Head injury management is a course of care for a patient with a head injury from the time that the injury is acquired to the time that the patient receives a clean bill of health from a neurologist. Head injuries are initially very dangerous for patients and they can also be accompanied with secondary damage that occurs in the wake of the original injury. Most hospitals and other clinical facilities have a head injury management plan so they can treat patients appropriately. Such plans include education and outreach to paramedics and other first responders so they can offer immediate care on scene.
With head injury management, the first goal is to stabilize the patient. This includes monitoring blood pressure and providing fluids if needed, keeping track of the patient's heart rate and airway and offering interventions like intubation if they become necessary, as well as constantly reassessing the patient for signs of complication from the injury. Providing care quickly and treating the patient as though he or she is already incurring secondary injuries caused by bleeding in the brain and other trauma improves outcomes by addressing problems before symptoms even start to appear.
In a clinical setting, a patient can be monitored with cranial pressure monitors and other devices. Imaging studies are used to see what is going on inside the skull and to check for signs of bleeds. Treatments like surgery can be provided if they are needed. Care is offered under the supervision of a neurologist and patients are closely watched for signs of complications that might indicate that the patient is developing secondary injuries.
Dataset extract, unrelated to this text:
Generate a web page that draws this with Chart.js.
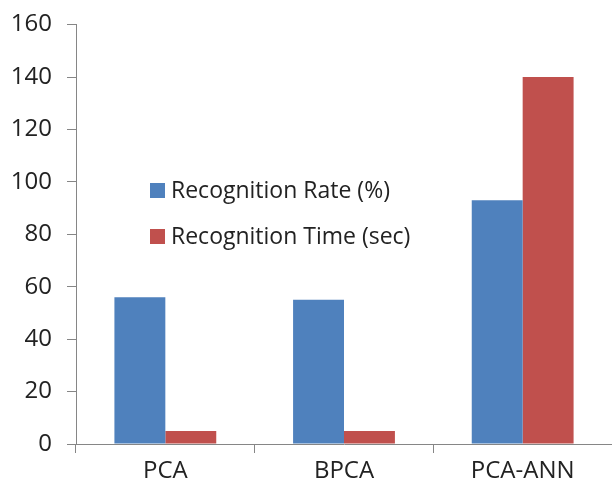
<!DOCTYPE html>
<html>
<head>
<meta charset="utf-8">
<script src="https://cdn.jsdelivr.net/npm/chart.js@4/dist/chart.umd.min.js"></script>
<style>
  html, body { margin: 0; padding: 0; background: #fff; }
  #wrap { width: 612px; height: 490px; }
</style>
</head>
<body>
<div id="wrap"><canvas id="Chart" width="612" height="490"></canvas></div>
<script>
const categories = ['PCA', 'BPCA', 'PCA-ANN'];
const rateValues = [56, 55, 93];
const timeValues = [5, 5, 140];
const seriesNames = ['Recognition Rate (%)', 'Recognition Time (sec)'];
const yTicks = [0, 20, 40, 60, 80, 100, 120, 140, 160];

const axisColor = '#868686';
const fontFamily = "'Open Sans', 'Noto Sans', sans-serif";

// legend sits inside the plot, drawn by hand
const innerLegend = {
  id: 'innerLegend',
  afterDraw(chart) {
    const c = chart.ctx;
    c.save();
    c.font = '23px ' + fontFamily;
    c.textBaseline = 'middle';
    chart.data.datasets.forEach((ds, i) => {
      const y = 190 + i * 46;
      c.fillStyle = ds.backgroundColor;
      c.fillRect(150, y - 7, 15, 15);
      c.fillStyle = '#222';
      c.fillText(ds.label, 171, y + 1);
    });
    c.restore();
  }
};

new Chart(document.getElementById('Chart').getContext('2d'), {
  type: 'bar',
  data: {
    labels: categories,
    datasets: [
      { label: seriesNames[0], data: rateValues, backgroundColor: '#4F81BD' },
      { label: seriesNames[1], data: timeValues, backgroundColor: '#C0504D' }
    ]
  },
  options: {
    responsive: false,
    animation: false,
    layout: { padding: { top: 0, right: 0, bottom: 0, left: 0 } },
    datasets: { bar: { categoryPercentage: 0.57, barPercentage: 1 } },
    plugins: { legend: { display: false }, tooltip: { enabled: false } },
    scales: {
      x: {
        grid: { offset: true, drawOnChartArea: false, drawTicks: true, tickLength: 9, color: axisColor },
        border: { display: true, color: axisColor, width: 1 },
        ticks: { color: '#222', font: { size: 24, family: fontFamily }, padding: 4 },
        afterFit: s => { s.height = 46; }
      },
      y: {
        min: 0,
        max: 160,
        afterBuildTicks: s => { s.ticks = yTicks.map(v => ({ value: v })); },
        grid: { drawOnChartArea: false, drawTicks: true, tickLength: 9, color: axisColor },
        border: { display: true, color: axisColor, width: 1 },
        ticks: { color: '#222', font: { size: 24, family: fontFamily, lineHeight: 0.8 }, padding: 15 },
        afterFit: s => { s.width = 76; }
      }
    }
  },
  plugins: [innerLegend]
});
</script>
</body>
</html>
As a patient improves in the clinical setting, head injury rehabilitation can be provided. Some patients may make a full recovery without the need for rehab. Others may need to relearn some skills and work with a counselor. For severe head injuries, a patient may require lifelong hospitalization, supportive therapy, and other treatments. Frequent assessments are critical to keep track of patient progress and to identify changes in a patient's status that would warrant a new approach to treatment.
Recovery from a head injury can be a lengthy process. Head injury management plans set out the various steps along the way and provide a mechanism for offering standardized care of consistently high quality. Whether someone has a concussion from an accident on the sports field or requires brain surgery after an accident, there are protocols in place for head injury management to handle caring for the patient along the way.